Into overtime, the Sun Devils matched their play from the early first half that put themselves behind the eight-ball. Oregon opened the period on a 9-1 run, a stretch of opportunity presented to the Ducks after Cheatham fouled out of the game with 3:57 left in the game.

“I think the main thing that went wrong in overtime, to be honest, was losing Z [Zylan Cheatham], getting his fifth foul with four minutes to go,” ASU head coach Bobby Hurley said. “He’s such a big part of us winning games. It’s hard to overcome that as defense and everything he does to help us win.”

Cheatham’s emotion corresponded with ASU’s play. The bad, that included the Sun Devils not having a bucket until four minutes into the game. And the good, where Cheatham’s layup after being blocked by Kenny Wooten initially added to ASU’s 18-1 run that put them on top.

When things went well for the Sun Devils, they dropped buckets and buckets. When things when poorly, it had to do with turnovers. Oregon outscored ASU, 25-10, in the points off of turnovers category.

“Defensively we got some stops there and we ended up out-rebounding them by one, which I thought was important,” Oregon head coach Dana Altman said. “But the difference in the game was points off turnovers. 25-10. Our activity, you know, was really good. And that was the difference in the game.”

Cheatham suggested the same idea from the different persecutive:

“It definitely factored in,” said Cheatham about the points off of turnovers Oregon got. “Any team that’s able to get out in transition, get some easy layups, stuff like that builds momentum, builds confidence. That’s something we got to do better job with, taking care of the ball, not having as many live-ball turnovers.”

The officiating can be questioned from each side, whistles blew time-after-time. Although, another reason that Cheatham believes the conference tournament final appearance was stolen from the Sun Devils happened at the end of regulation.

Guard Remy Martin missed a potential game-winner from mid-range, Luguentz Dort grabbed an offensive rebound. That handed ASU with the final shot in a 67-67 locked up contest. The original plan for the final possession never occurred, thus why Rob Edwards took a deep three that air balled.

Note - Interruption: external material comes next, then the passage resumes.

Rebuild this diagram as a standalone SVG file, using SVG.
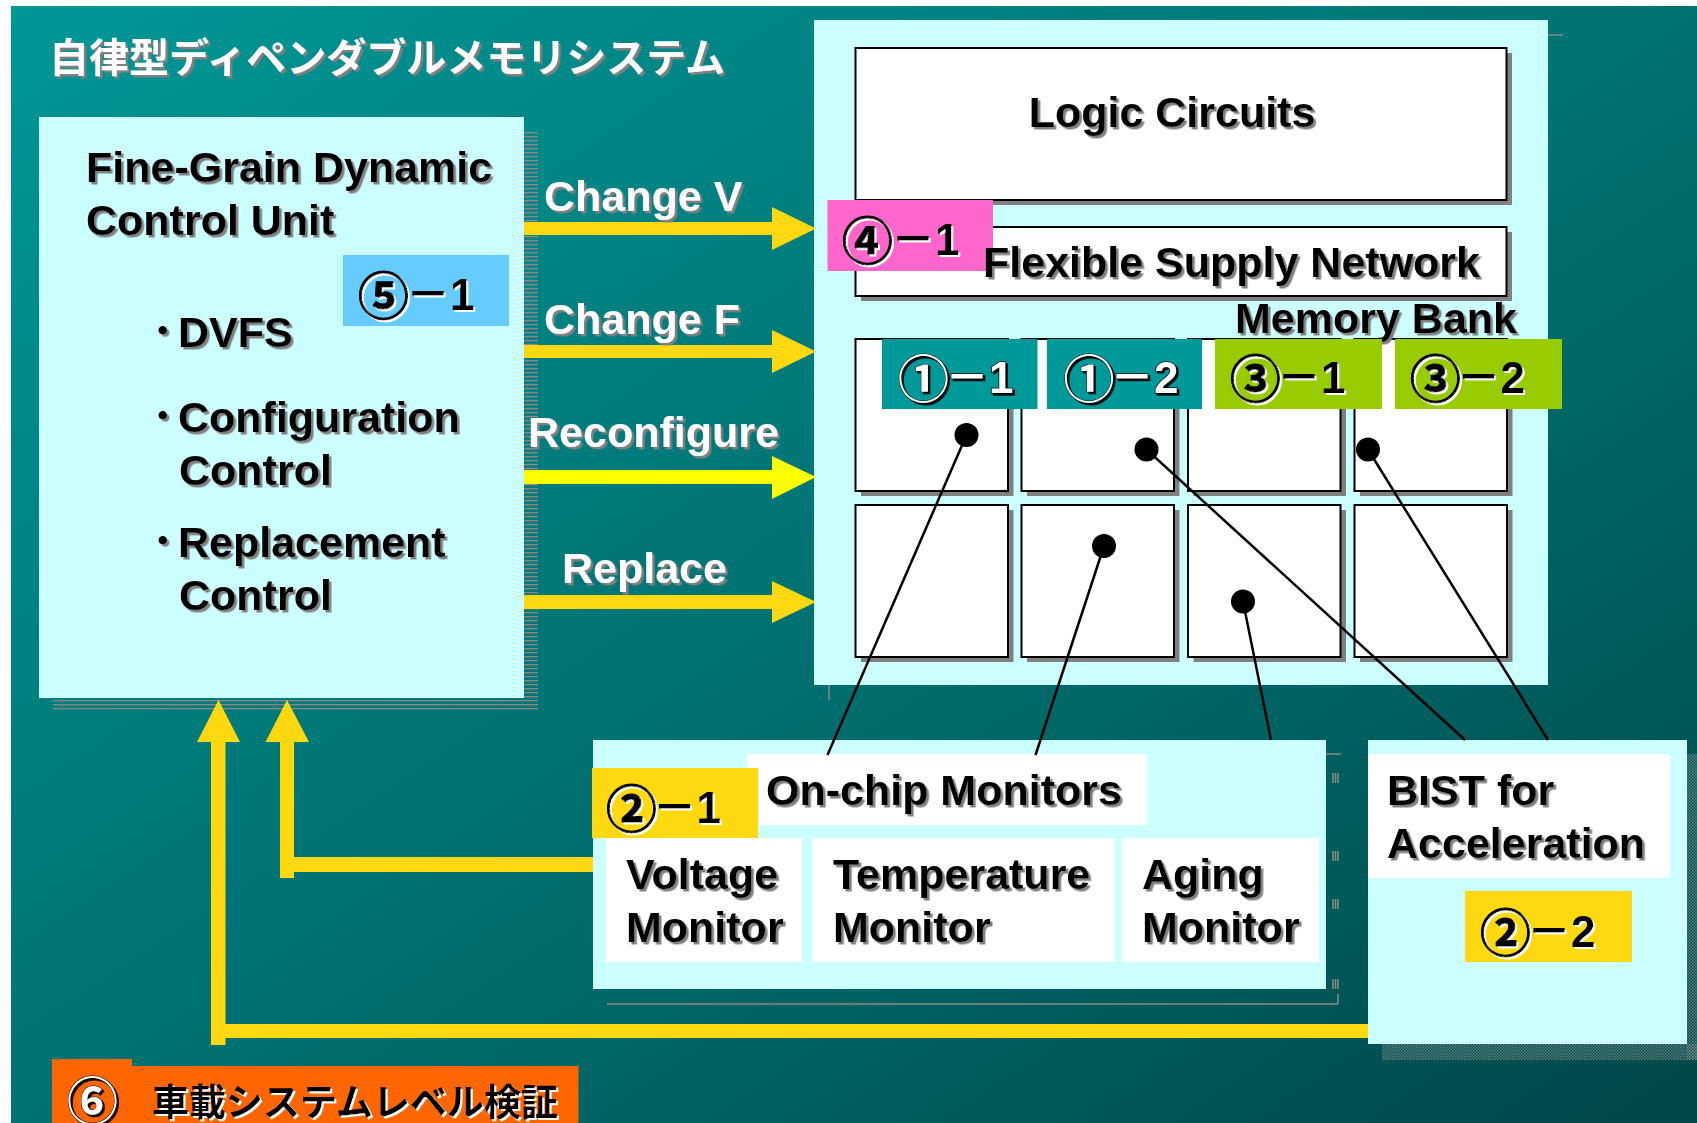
<svg xmlns="http://www.w3.org/2000/svg" width="1697" height="1123" viewBox="0 0 1697 1123">
<defs>
<linearGradient id="bg" x1="0" y1="0" x2="1" y2="1">
<stop offset="0" stop-color="#009797"/>
<stop offset="0.55" stop-color="#006e6e"/>
<stop offset="1" stop-color="#004747"/>
</linearGradient>
<pattern id="stripe" width="4" height="4" patternUnits="userSpaceOnUse">
<rect width="4" height="1.3" fill="#8f8787"/>
</pattern>
<pattern id="dots" width="3" height="3" patternUnits="userSpaceOnUse">
<rect width="1.5" height="1.5" fill="#9a9a9a"/>
<rect x="1.5" y="1.5" width="1.5" height="1.5" fill="#7a8a8a"/>
</pattern>
<filter id="sh" x="-5%" y="-20%" width="115%" height="150%">
<feDropShadow dx="2.5" dy="2.5" stdDeviation="0.2" flood-color="#808080" flood-opacity="1"/>
</filter>
<filter id="wsh" x="-5%" y="-20%" width="115%" height="150%">
<feDropShadow dx="2" dy="2" stdDeviation="0.2" flood-color="#ffffff" flood-opacity="1"/>
</filter>
<filter id="ksh" x="-5%" y="-20%" width="115%" height="150%">
<feDropShadow dx="2" dy="2" stdDeviation="0.2" flood-color="#000000" flood-opacity="0.9"/>
</filter>
</defs>
<style>
.t{font-family:'Liberation Sans',Arial,'Noto Sans CJK JP',sans-serif;font-weight:bold;font-size:43px;fill:#000;filter:url(#sh)}
.tw{font-family:'Liberation Sans',Arial,'Noto Sans CJK JP',sans-serif;font-weight:bold;font-size:43px;fill:#fff;filter:url(#sh)}
.cjk{font-family:'Noto Sans CJK JP',sans-serif;font-weight:bold}
.lb{font-family:'Liberation Sans','Noto Sans CJK JP',sans-serif;font-weight:bold;font-size:44px;fill:#000;filter:url(#wsh)}
.lw{font-family:'Liberation Sans','Noto Sans CJK JP',sans-serif;font-weight:bold;font-size:44px;fill:#fff;stroke:#000;stroke-width:1.4;paint-order:stroke;filter:url(#ksh)}
.c{font-family:'Noto Sans CJK JP',sans-serif;font-size:51px;stroke-width:1}
.lb .c{stroke:#000}
.cy{fill:#ccffff}
.box{fill:#fff;stroke:#000;stroke-width:2}
.shd{fill:#808080}
.arr{fill:#ffd80f}
.link{stroke:#000;stroke-width:2.5;fill:none}
.thin{stroke:#8a8a8a;stroke-width:1.5;fill:none}
</style>

<rect x="0" y="0" width="1697" height="1123" fill="#ffffff"/>
<rect x="11" y="6" width="1686" height="1117" fill="url(#bg)"/>

<text x="49" y="72" class="cjk" font-size="40" fill="#ffffff" filter="url(#sh)">自律型ディペンダブルメモリシステム</text>

<g id="control-unit">
<rect x="53" y="131" width="485" height="581" fill="url(#stripe)"/>
<rect x="39" y="117" width="485" height="581" class="cy"/>
<text class="t" x="86" y="182">Fine-Grain Dynamic</text>
<text class="t" x="86" y="235">Control Unit</text>
<text class="t" x="152" y="347"><tspan class="cjk">･</tspan><tspan x="178">DVFS</tspan></text>
<text class="t" x="152" y="432"><tspan class="cjk">･</tspan><tspan x="178">Configuration</tspan></text>
<text class="t" x="179" y="485">Control</text>
<text class="t" x="152" y="557"><tspan class="cjk">･</tspan><tspan x="178">Replacement</tspan></text>
<text class="t" x="179" y="610">Control</text>
</g>

<g id="label-5-1">
<rect x="343" y="255" width="166" height="71" fill="#66ccff"/>
<text class="lb"><tspan class="c" x="358" y="314.5">⑤</tspan><tspan x="406" y="310">－1</tspan></text>
</g>

<g id="memory-system">
<line x1="1548" y1="35" x2="1563" y2="35" class="thin"/>
<line x1="829" y1="685" x2="829" y2="700" class="thin"/>
<rect x="814" y="20" width="734" height="665" class="cy"/>
</g>

<g id="logic-circuits">
<rect x="861" y="53" width="651" height="152" class="shd"/>
<rect x="855.5" y="48" width="651" height="152" class="box"/>
<text class="t" x="1172" y="127" text-anchor="middle">Logic Circuits</text>
</g>

<g id="flexible-supply-network">
<rect x="861" y="232" width="651" height="69" class="shd"/>
<rect x="855.5" y="227" width="651" height="69" class="box"/>
</g>

<g id="label-4-1">
<rect x="827.5" y="200" width="165.5" height="71" fill="#ff66cc"/>
<text class="lb"><tspan class="c" x="842" y="259.5">④</tspan><tspan x="891" y="255">－1</tspan></text>
</g>

<g id="flexible-supply-network-text">
<text class="t" x="983" y="277">Flexible Supply Network</text>
</g>

<g id="memory-bank">
<rect x="861" y="344" width="152.5" height="152" class="shd"/>
<rect x="1027" y="344" width="152.5" height="152" class="shd"/>
<rect x="1193.5" y="344" width="152.5" height="152" class="shd"/>
<rect x="1360" y="344" width="152.5" height="152" class="shd"/>
<rect x="861" y="510" width="152.5" height="152" class="shd"/>
<rect x="1027" y="510" width="152.5" height="152" class="shd"/>
<rect x="1193.5" y="510" width="152.5" height="152" class="shd"/>
<rect x="1360" y="510" width="152.5" height="152" class="shd"/>
<rect x="855.5" y="339" width="152.5" height="152" class="box"/>
<rect x="1021.5" y="339" width="152.5" height="152" class="box"/>
<rect x="1188" y="339" width="152.5" height="152" class="box"/>
<rect x="1354.5" y="339" width="152.5" height="152" class="box"/>
<rect x="855.5" y="505" width="152.5" height="152" class="box"/>
<rect x="1021.5" y="505" width="152.5" height="152" class="box"/>
<rect x="1188" y="505" width="152.5" height="152" class="box"/>
<rect x="1354.5" y="505" width="152.5" height="152" class="box"/>
<text class="t" x="1235" y="333">Memory Bank</text>
</g>

<g id="label-1-1">
<rect x="882" y="339" width="155.5" height="70" fill="#009999"/>
<text class="lw"><tspan class="c" x="898" y="397.5">①</tspan><tspan x="945" y="393">－1</tspan></text>
</g>
<g id="label-1-2">
<rect x="1047" y="339" width="155" height="70" fill="#009999"/>
<text class="lw"><tspan class="c" x="1063.5" y="397.5">①</tspan><tspan x="1110" y="393">－2</tspan></text>
</g>
<g id="label-3-1">
<rect x="1215" y="339" width="167" height="70" fill="#99cc00"/>
<text class="lb"><tspan class="c" x="1230" y="397.5">③</tspan><tspan x="1277" y="393">－1</tspan></text>
</g>
<g id="label-3-2">
<rect x="1395" y="339" width="167" height="70" fill="#99cc00"/>
<text class="lb"><tspan class="c" x="1410" y="397.5">③</tspan><tspan x="1456.5" y="393">－2</tspan></text>
</g>

<g id="on-chip-monitors">
<line x1="607" y1="1004" x2="1338" y2="1004" class="thin"/>
<line x1="1338" y1="994" x2="1338" y2="1004" class="thin"/>
<line x1="1326" y1="754" x2="1341" y2="754" class="thin"/>
<path d="M1333,773v10M1335.5,773v10M1338,773v10M1333,851v10M1335.5,851v10M1338,851v10M1333,899v10M1335.5,899v10M1338,899v10M1333,979v10M1335.5,979v10M1338,979v10" class="thin" stroke-width="1"/>
<rect x="593" y="740" width="733" height="249" class="cy"/>
<rect x="747" y="754" width="400" height="71" fill="#ffffff"/>
<text class="t" x="766" y="805">On-chip Monitors</text>
</g>

<g id="label-2-1">
<rect x="592" y="768" width="166" height="70" fill="#ffd90f"/>
<text class="lb"><tspan class="c" x="606" y="827.5">②</tspan><tspan x="652.5" y="823">－1</tspan></text>
</g>

<g id="voltage-monitor">
<rect x="606" y="838" width="196" height="124" fill="#ffffff"/>
<text class="t" x="626" y="889">Voltage</text>
<text class="t" x="626" y="942">Monitor</text>
</g>
<g id="temperature-monitor">
<rect x="812.5" y="838" width="302" height="124" fill="#ffffff"/>
<text class="t" x="833" y="889">Temperature</text>
<text class="t" x="833" y="942">Monitor</text>
</g>
<g id="aging-monitor">
<rect x="1122" y="838" width="197" height="124" fill="#ffffff"/>
<text class="t" x="1142" y="889">Aging</text>
<text class="t" x="1142" y="942">Monitor</text>
</g>

<g id="bist">
<rect x="1382" y="1044" width="315" height="16" fill="url(#dots)" opacity="0.7"/>
<rect x="1687" y="754" width="10" height="306" fill="url(#dots)" opacity="0.7"/>
<rect x="1368" y="740" width="319" height="304" class="cy"/>
<rect x="1368" y="754" width="302" height="124" fill="#ffffff"/>
<text class="t" x="1387" y="805">BIST for</text>
<text class="t" x="1387" y="858">Acceleration</text>
</g>

<g id="label-2-2">
<rect x="1465" y="891" width="167" height="71" fill="#ffd90f"/>
<text class="lb"><tspan class="c" x="1480" y="951.5">②</tspan><tspan x="1527" y="947">－2</tspan></text>
</g>

<g id="label-6">
<path d="M52,1059H132V1066H578.5V1123H52Z" fill="#ff6600"/>
<text class="lw"><tspan class="c" x="67" y="1120" font-size="52">⑥</tspan></text>
<text x="152" y="1116" class="cjk" font-size="37" fill="#000000" filter="url(#wsh)">車載システムレベル検証</text>
</g>

<g id="connectors">
<path class="arr" d="M524,222H772V207L816,228.5L772,250V235H524Z"/>
<path class="arr" d="M524,345H772V330L816,351.5L772,373V358H524Z"/>
<path fill="#ffff00" d="M524,470H772V456L816,477L772,499V484H524Z"/>
<path class="arr" d="M524,595H772V581L816,602L772,623V609H524Z"/>
<path class="arr" d="M211,1045V742H197L218.5,700L240,742H225.5V1024H1368V1038H225.5V1045Z"/>
<path class="arr" d="M280,878V742H265.5L287,700L309,742H294V857H593V872H294V878Z"/>
<line class="link" x1="966.5" y1="435" x2="827.5" y2="755"/>
<line class="link" x1="1104" y1="546" x2="1035.5" y2="755"/>
<line class="link" x1="1243" y1="601.5" x2="1271" y2="740"/>
<line class="link" x1="1146.5" y1="449.5" x2="1465" y2="740"/>
<line class="link" x1="1368" y1="449.5" x2="1548" y2="740"/>
<ellipse cx="966.5" cy="435" rx="12" ry="12"/>
<ellipse cx="1146.5" cy="449.5" rx="12" ry="12"/>
<ellipse cx="1368" cy="449.5" rx="12" ry="12"/>
<ellipse cx="1104" cy="546" rx="12" ry="12"/>
<ellipse cx="1243" cy="601.5" rx="12" ry="12"/>
</g>

<text class="tw" x="544" y="211">Change V</text>
<text class="tw" x="544" y="334">Change F</text>
<text class="tw" x="528" y="447">Reconfigure</text>
<text class="tw" x="562" y="583">Replace</text>
</svg>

What occurred in-between the offensive board and Edwards’ missed final shot fits into Cheatham’s stolen game equation.

“Yeah, well, we got the offensive rebound. We were -- there was a bit of a scramble. I know that Zylan attempted to call a timeout,” Hurley said. “The coaches can’t call a timeout in that situation. Apparently the ref did not see him call a timeout. At that point the clock was winding down, and Rob just tried to make the best of what he could do with it.”

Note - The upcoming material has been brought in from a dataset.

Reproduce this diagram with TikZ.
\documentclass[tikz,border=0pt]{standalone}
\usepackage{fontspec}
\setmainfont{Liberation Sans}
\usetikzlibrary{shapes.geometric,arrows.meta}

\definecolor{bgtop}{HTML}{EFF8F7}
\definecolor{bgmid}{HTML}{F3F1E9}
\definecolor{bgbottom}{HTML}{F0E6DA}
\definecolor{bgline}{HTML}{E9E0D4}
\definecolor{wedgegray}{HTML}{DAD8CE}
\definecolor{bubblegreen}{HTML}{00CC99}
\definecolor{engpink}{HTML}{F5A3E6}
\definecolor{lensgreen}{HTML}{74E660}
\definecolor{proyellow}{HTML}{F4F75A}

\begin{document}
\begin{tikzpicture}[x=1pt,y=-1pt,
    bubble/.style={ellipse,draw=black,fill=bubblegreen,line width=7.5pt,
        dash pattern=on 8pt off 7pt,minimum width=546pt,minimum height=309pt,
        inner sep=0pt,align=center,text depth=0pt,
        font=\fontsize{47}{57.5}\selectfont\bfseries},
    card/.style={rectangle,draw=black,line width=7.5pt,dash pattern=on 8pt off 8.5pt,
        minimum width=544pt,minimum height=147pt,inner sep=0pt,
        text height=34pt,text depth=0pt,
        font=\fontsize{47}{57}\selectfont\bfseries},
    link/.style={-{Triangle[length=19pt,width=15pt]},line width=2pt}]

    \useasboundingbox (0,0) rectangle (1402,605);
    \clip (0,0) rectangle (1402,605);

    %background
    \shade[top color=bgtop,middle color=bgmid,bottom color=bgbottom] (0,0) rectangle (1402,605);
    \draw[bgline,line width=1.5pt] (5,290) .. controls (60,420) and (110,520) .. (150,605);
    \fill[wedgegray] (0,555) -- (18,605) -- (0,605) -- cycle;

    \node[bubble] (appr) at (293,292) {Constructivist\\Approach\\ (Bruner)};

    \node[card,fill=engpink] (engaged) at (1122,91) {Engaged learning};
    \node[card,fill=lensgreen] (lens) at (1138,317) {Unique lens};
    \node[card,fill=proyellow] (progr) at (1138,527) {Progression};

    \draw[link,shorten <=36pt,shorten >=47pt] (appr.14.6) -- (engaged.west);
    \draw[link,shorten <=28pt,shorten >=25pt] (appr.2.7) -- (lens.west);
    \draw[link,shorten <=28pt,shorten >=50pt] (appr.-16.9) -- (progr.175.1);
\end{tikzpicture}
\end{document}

“I’m screaming at the top of my lungs, I’m looking at, trying to get anyone’s attention, trying to get any refs attention,” Cheatham described. “I’m a pretty vocal guy, my voice is pretty loud when I yell. So, in my opinion there’s really no way someone didn’t hear me call a timeout.”

The final reset never happened for the Sun Devils. A lot of things didn’t go their way, in the end, the Ducks will play another game with their season on the line. ASU will restart and wait for Selection Sunday. A day that their coach is very confident his team will be put amongst the field of 68.

“Again, you look at our résumé, we have 11 quad 1 and 2 wins. We’re 11- 6 versus those two quads,” Hurley said. “And there aren’t almost any teams that are in the 8, 9, 10, 11 line that can say that. And the non-conference wins are important. We put ourselves -- we stuck our neck out and put it on the line to play Kansas and Mississippi State and Utah State teams that are having very successful season.

“And then we went in our league and won 12 games in a Power Conference and finished second. So when you put that whole package together, when the Committee looks at our season, our entire season, I think we’ll be rewarded for being great in the non-conference, beating the No. 1 team in the country at one point during the season, and then having a very strong effort in the league. And then to lose in overtime like this and really playing at a high level, I think that that shows that we’re playing very well at the right time of the year.”